----- Source data -----

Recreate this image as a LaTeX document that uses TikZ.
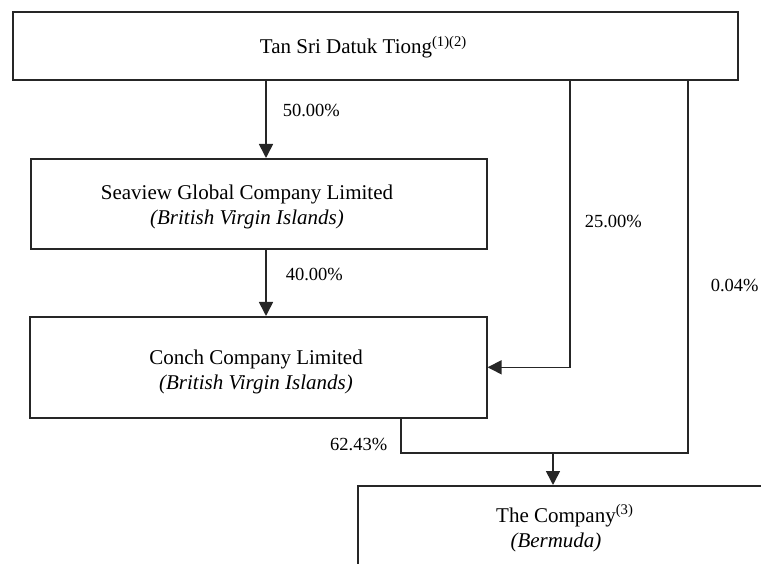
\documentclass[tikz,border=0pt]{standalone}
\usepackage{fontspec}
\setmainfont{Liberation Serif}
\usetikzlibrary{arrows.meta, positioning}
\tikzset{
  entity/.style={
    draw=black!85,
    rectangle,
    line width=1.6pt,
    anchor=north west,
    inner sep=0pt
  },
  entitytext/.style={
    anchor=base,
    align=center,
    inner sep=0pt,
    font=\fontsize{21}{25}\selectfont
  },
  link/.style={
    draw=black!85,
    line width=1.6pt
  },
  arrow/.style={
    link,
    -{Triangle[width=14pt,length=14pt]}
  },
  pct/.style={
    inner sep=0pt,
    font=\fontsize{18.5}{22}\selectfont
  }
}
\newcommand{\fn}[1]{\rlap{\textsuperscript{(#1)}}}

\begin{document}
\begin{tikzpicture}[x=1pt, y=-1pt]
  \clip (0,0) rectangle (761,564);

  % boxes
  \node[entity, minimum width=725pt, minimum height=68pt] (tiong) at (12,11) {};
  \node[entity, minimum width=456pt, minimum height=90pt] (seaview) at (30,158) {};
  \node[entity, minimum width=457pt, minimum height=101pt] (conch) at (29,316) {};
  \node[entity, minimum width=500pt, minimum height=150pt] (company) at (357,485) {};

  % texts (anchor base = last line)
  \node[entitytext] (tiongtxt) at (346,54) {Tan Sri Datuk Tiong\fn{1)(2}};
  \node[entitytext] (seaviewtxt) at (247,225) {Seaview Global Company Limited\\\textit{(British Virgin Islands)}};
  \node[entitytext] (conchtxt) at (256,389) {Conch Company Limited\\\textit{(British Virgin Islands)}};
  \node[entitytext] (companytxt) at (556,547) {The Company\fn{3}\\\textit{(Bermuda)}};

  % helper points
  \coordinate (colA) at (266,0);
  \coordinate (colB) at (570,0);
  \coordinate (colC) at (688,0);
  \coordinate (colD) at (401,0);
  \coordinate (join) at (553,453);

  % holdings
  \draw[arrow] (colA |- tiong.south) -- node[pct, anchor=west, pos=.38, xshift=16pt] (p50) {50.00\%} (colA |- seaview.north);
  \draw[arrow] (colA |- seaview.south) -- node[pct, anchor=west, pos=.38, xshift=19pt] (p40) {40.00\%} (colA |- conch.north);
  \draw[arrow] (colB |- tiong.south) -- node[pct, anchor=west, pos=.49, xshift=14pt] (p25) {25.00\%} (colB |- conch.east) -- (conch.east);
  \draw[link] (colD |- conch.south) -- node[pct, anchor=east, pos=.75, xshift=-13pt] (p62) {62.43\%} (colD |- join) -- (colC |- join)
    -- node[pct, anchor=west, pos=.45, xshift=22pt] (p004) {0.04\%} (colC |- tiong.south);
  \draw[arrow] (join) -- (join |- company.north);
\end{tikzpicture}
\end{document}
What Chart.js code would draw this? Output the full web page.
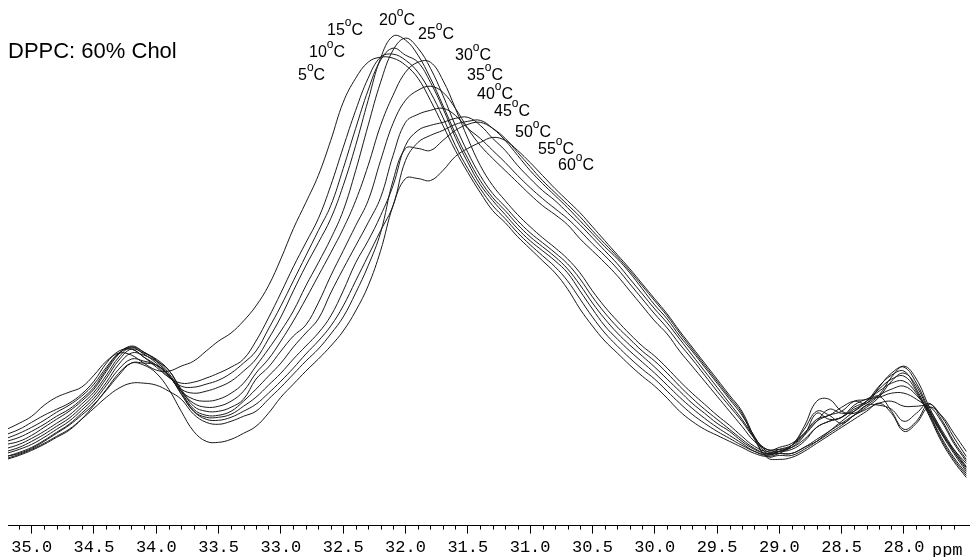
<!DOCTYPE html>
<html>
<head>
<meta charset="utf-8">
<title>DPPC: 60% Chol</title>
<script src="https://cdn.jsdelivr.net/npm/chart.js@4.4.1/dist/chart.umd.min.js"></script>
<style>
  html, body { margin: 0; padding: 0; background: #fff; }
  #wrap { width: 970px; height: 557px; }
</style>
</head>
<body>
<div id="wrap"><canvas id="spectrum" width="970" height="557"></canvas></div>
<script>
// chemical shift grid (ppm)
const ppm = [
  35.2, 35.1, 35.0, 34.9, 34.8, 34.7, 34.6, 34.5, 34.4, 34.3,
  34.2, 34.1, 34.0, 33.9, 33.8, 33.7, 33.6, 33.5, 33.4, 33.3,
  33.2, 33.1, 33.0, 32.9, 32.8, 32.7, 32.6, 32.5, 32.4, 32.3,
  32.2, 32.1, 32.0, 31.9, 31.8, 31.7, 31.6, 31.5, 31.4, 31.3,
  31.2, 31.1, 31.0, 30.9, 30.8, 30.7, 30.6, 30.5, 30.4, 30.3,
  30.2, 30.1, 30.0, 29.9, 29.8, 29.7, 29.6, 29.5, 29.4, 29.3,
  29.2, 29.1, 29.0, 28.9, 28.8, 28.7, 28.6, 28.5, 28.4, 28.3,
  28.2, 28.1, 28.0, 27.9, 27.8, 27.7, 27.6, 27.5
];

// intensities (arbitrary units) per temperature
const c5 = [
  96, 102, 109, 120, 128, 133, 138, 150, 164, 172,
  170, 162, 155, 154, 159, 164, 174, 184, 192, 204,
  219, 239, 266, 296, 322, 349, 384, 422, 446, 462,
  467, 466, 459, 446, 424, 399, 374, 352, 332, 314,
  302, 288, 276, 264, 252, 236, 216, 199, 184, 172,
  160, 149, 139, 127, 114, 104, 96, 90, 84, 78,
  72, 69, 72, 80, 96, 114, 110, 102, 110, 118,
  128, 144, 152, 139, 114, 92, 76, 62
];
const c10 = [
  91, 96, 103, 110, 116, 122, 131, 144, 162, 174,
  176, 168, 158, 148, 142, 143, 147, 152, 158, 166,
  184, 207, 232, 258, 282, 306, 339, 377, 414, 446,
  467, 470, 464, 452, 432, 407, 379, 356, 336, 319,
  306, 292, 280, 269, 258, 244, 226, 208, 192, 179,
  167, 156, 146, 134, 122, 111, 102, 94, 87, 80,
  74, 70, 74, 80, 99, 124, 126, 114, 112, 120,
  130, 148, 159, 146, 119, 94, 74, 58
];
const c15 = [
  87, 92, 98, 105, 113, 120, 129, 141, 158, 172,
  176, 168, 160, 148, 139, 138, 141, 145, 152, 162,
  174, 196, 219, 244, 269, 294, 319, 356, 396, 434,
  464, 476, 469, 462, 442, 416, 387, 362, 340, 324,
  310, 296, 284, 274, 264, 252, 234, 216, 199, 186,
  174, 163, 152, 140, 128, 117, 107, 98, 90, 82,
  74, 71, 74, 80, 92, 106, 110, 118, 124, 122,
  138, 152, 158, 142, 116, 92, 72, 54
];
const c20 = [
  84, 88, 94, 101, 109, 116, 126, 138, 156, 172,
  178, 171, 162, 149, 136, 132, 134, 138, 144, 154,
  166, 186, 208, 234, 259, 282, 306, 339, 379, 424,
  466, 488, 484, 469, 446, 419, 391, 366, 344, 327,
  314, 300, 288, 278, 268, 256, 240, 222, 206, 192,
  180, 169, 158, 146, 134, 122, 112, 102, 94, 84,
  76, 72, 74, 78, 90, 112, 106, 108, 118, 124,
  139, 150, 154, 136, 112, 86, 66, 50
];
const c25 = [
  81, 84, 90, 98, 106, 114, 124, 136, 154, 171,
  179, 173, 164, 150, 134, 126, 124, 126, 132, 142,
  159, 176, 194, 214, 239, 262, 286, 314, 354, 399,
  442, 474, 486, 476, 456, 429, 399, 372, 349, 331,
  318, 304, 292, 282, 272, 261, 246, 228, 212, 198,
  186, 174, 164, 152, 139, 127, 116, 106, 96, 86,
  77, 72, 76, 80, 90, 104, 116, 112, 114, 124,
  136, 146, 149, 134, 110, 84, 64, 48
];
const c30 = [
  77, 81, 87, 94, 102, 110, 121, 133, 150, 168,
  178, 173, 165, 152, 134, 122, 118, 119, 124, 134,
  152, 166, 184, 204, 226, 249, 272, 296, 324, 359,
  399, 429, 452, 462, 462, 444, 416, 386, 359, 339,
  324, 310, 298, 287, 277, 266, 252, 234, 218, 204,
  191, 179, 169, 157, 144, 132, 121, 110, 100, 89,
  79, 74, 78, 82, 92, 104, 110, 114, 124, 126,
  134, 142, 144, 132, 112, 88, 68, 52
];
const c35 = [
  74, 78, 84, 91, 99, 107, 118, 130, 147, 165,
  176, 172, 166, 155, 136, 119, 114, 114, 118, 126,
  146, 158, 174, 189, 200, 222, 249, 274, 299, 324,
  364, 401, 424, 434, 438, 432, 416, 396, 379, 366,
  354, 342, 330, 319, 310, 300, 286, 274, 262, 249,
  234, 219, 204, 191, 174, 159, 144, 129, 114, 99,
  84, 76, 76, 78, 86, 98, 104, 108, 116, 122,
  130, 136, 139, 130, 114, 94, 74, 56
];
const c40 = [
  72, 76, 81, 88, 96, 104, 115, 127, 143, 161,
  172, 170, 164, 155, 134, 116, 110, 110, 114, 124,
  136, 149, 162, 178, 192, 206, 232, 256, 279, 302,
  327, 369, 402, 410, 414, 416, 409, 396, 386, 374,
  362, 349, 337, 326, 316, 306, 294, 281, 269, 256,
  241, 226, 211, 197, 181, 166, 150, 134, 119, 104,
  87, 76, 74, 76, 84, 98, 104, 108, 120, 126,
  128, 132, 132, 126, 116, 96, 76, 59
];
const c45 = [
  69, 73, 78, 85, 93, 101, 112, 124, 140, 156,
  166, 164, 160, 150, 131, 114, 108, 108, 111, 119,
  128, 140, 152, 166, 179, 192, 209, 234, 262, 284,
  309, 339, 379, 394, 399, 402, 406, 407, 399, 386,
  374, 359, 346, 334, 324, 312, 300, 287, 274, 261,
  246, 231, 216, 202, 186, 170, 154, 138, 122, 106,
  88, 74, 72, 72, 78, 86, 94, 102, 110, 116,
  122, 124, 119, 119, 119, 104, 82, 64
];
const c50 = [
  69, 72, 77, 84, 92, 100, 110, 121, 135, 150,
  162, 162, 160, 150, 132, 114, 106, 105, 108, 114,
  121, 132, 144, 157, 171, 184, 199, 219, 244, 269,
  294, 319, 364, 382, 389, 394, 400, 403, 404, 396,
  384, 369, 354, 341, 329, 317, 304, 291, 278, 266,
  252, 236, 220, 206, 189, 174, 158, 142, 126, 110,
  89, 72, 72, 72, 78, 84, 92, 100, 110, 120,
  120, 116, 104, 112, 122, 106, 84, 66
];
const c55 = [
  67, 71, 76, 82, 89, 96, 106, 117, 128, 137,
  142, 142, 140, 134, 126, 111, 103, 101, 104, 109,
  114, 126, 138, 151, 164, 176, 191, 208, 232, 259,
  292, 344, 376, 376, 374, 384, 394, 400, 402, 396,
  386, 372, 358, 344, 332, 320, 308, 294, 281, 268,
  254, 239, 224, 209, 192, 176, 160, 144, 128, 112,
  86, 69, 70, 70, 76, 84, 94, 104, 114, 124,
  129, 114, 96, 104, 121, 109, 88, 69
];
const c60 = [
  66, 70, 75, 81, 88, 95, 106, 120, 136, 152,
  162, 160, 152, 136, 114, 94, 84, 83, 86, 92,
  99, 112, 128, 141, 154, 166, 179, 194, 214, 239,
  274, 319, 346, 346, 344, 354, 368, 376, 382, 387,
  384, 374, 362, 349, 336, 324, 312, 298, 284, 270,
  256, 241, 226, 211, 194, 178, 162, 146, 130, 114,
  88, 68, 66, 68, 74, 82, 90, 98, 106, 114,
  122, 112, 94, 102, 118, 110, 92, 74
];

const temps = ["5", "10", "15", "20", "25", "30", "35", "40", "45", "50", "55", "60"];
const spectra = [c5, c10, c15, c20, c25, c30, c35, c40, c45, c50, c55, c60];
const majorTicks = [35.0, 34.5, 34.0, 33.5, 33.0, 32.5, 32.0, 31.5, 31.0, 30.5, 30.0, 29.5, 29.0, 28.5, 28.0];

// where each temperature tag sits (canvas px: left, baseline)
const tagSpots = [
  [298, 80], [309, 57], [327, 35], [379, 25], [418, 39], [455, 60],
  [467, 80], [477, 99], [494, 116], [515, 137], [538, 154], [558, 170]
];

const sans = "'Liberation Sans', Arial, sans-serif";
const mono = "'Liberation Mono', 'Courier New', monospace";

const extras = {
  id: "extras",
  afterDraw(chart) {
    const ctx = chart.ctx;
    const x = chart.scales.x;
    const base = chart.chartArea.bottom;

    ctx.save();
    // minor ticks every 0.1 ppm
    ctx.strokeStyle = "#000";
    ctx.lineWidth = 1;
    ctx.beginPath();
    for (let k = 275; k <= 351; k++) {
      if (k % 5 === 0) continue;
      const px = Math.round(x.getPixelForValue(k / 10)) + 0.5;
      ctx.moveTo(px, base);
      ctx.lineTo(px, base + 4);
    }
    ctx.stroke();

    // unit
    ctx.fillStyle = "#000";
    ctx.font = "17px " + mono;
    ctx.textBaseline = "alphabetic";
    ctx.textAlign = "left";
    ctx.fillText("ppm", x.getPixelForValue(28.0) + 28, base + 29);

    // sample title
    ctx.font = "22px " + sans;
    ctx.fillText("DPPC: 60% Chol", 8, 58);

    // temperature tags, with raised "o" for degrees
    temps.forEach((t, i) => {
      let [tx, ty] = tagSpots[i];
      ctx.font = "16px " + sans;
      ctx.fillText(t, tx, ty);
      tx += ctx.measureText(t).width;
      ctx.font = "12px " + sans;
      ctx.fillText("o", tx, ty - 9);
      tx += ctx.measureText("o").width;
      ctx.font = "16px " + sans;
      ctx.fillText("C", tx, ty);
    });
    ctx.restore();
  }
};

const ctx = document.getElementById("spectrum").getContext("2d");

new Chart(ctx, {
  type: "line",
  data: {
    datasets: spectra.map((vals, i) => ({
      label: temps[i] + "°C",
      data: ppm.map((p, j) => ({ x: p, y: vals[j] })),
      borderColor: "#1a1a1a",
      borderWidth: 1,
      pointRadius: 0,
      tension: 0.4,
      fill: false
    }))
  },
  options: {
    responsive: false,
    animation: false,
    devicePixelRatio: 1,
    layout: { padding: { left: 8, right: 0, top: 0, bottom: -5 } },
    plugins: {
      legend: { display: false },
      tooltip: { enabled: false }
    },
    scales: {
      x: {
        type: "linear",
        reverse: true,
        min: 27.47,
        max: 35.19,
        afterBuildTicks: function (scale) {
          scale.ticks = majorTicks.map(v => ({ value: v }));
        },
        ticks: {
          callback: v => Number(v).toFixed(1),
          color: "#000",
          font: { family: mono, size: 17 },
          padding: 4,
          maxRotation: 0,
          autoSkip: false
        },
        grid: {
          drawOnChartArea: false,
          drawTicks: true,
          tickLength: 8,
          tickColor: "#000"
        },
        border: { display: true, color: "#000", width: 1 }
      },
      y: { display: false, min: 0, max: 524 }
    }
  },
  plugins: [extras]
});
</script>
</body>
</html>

-----

[Task details] Gather each line from the listing above that holds "this".

[Correct result]
Recreate this image as a LaTeX document that uses TikZ.
What Chart.js code would draw this? Output the full web page.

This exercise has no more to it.